Нечего бояться (Барнс) - страница 31


Мой брат отмечает, что первая шутка про клеточное обновление датируется V веком до н. э. и в ней «один парень отказывался возвращать долг на основании, что он уже не тот, кому были одолжены деньги». Далее он указывает, что я неправильно понял кредо Монтеня «Philosopher, c’est apprendre а mourir». Цицерон имел в виду не то, что регулярные размышления о смерти умаляют ваш страх, а что философствующий философ готовится к смерти – в том смысле, что живет жизнью ума и не обращает внимания на тело, которое будет стерто смертью с лица земли. Платоники полагали, что после смерти мы становимся чистыми душами, освобожденными от телесных преград и потому способными думать легче и яснее. Поэтому на протяжении жизни философ должен готовить себя к своему посмертному состоянию такими техниками, как пост и самобичевание. Платоники верили, что после смерти все только начинается. Эпикурейцы, напротив, верили, что после смерти не будет ничего. Цицерон, по всей видимости (здесь я употребляю «по всей видимости» в значении «а еще мне брат рассказал»), объединил эти две традиции в радостное античное или/или: «После смерти будет лучше или ничего не будет».

Я спрашиваю, что должно, по идее, произойти в загробном мире платоников с огромным количеством нефилософов. Очевидно, все наделенные душой создания, включая животных и птиц – и, возможно, даже растения, – будут оцениваться по тому, как они вели себя в только что прошедшей жизни. Те, кто не дотянул до проходного балла, отправляются еще один раз в материальный мир, возможно получая видовое (становясь, скажем, лисой или гусем) или просто внутривидовое повышение или понижение (женщину, например, могут произвести в мужчину). Философы, как объясняет мне брат, не освобождаются от физической оболочки автоматически: для этого еще надо быть хорошим парнем. Но уж если они проходят экзамен, их стартовые позиции гораздо лучше, чем у полчищ нефилософов, не говоря уж о кувшинках и одуванчиках. У тех, разумеется, тоже дела пойдут получше, поскольку они приблизятся к конечному идеальному состоянию. «Да, – продолжает он. – Тебе, возможно, захочется задать мне кое-какие вопросы (например, к чему получать лучшие стартовые позиции в гонке, которая длится вечно?). Но думать об этом – только зря время терять, потому что все это (в философской терминологии) хрень собачья».

Я прошу его объяснить поподробнее, отчего он вынес предложению «Я не верю в Бога, но мне Его не хватает» вердикт «жеманство». Он признается, что не понимает, как истолковать мое заявление: «Наверное, как способ сказать „Я не верю в богов, но мне жаль, что их нет (или, возможно: но мне жаль, что я не верю)“. Я понимаю, почему люди говорят подобное (попробуй вместо „богов“ подставить „дронтов“ или „снежных людей“), но меня лично вполне устраивает настоящее положение вещей». Видно же, что он преподает философию, да?
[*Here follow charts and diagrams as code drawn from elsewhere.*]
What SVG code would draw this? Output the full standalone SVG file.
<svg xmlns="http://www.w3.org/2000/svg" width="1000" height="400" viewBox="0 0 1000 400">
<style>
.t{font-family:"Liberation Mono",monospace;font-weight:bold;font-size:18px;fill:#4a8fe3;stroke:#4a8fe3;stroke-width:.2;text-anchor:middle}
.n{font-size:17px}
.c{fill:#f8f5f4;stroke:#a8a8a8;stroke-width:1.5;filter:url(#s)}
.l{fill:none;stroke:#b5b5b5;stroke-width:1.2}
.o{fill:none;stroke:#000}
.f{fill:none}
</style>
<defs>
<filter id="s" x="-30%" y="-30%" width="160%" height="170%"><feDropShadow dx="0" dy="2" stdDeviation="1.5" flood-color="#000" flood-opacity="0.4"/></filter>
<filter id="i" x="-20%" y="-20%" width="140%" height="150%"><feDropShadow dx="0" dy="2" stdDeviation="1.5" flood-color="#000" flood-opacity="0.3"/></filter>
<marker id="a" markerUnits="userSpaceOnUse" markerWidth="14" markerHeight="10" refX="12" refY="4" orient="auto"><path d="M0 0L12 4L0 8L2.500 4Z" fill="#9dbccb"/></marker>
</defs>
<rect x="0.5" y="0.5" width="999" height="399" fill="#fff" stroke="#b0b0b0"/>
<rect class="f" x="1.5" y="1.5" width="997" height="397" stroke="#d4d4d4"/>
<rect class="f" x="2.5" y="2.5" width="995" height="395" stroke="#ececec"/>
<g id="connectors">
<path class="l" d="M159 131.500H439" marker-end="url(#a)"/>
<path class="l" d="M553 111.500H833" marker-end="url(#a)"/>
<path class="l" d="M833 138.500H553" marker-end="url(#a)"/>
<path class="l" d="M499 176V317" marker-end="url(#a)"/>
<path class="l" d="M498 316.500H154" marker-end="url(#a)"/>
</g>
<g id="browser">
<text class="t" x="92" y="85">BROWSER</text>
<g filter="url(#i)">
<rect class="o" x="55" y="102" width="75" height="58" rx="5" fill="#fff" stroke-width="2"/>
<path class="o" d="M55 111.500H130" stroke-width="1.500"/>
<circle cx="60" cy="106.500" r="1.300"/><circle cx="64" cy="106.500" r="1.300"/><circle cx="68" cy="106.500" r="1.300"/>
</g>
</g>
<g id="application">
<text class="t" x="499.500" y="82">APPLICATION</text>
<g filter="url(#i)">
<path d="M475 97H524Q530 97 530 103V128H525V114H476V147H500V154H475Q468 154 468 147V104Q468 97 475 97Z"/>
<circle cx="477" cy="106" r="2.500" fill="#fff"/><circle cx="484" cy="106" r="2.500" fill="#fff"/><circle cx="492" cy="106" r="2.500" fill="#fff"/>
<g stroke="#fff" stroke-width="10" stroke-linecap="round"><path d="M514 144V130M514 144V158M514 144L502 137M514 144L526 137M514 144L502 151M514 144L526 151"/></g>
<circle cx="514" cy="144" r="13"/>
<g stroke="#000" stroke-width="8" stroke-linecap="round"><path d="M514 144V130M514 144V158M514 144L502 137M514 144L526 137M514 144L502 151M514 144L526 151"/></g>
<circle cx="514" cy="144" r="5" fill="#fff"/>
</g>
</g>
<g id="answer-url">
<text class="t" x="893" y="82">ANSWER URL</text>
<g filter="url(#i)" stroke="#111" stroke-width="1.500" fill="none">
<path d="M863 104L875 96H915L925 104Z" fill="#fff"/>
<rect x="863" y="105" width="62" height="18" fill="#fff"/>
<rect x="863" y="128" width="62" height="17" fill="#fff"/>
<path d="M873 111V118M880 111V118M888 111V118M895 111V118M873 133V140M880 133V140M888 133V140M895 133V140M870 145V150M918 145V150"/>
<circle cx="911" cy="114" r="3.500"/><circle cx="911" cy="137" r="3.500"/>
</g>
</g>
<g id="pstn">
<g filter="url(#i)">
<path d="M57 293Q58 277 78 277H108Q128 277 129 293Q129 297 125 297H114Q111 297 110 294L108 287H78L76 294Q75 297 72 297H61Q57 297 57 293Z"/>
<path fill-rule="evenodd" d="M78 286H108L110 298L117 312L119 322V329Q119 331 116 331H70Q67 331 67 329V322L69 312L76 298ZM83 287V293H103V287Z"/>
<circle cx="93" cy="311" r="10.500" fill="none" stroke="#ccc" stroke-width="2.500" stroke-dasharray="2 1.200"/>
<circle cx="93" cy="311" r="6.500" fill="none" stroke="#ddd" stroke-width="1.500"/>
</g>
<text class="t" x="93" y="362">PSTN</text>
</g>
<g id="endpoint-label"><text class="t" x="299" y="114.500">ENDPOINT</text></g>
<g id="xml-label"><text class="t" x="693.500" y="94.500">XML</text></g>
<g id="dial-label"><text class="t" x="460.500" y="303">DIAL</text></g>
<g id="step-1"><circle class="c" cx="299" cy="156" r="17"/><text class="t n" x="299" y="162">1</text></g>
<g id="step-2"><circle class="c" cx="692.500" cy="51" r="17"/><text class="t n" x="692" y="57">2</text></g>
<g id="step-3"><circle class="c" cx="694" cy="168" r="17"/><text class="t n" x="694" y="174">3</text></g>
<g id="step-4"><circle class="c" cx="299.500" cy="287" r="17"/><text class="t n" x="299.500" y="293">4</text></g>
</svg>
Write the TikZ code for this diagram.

Я задаю ему вопрос про конкретную ситуацию, он логически препарирует утверждение и, подставляя взамен другие существительные, демонстрирует его абсурдность, или несостоятельность, или жеманство. Однако его ответ представляется мне настолько же странным, насколько ему – мой вопрос. Я ведь спрашивал его, что он думает про отсутствие не дронтов или снежных людей (или даже богов, во множественном числе, со строчной), но Бога.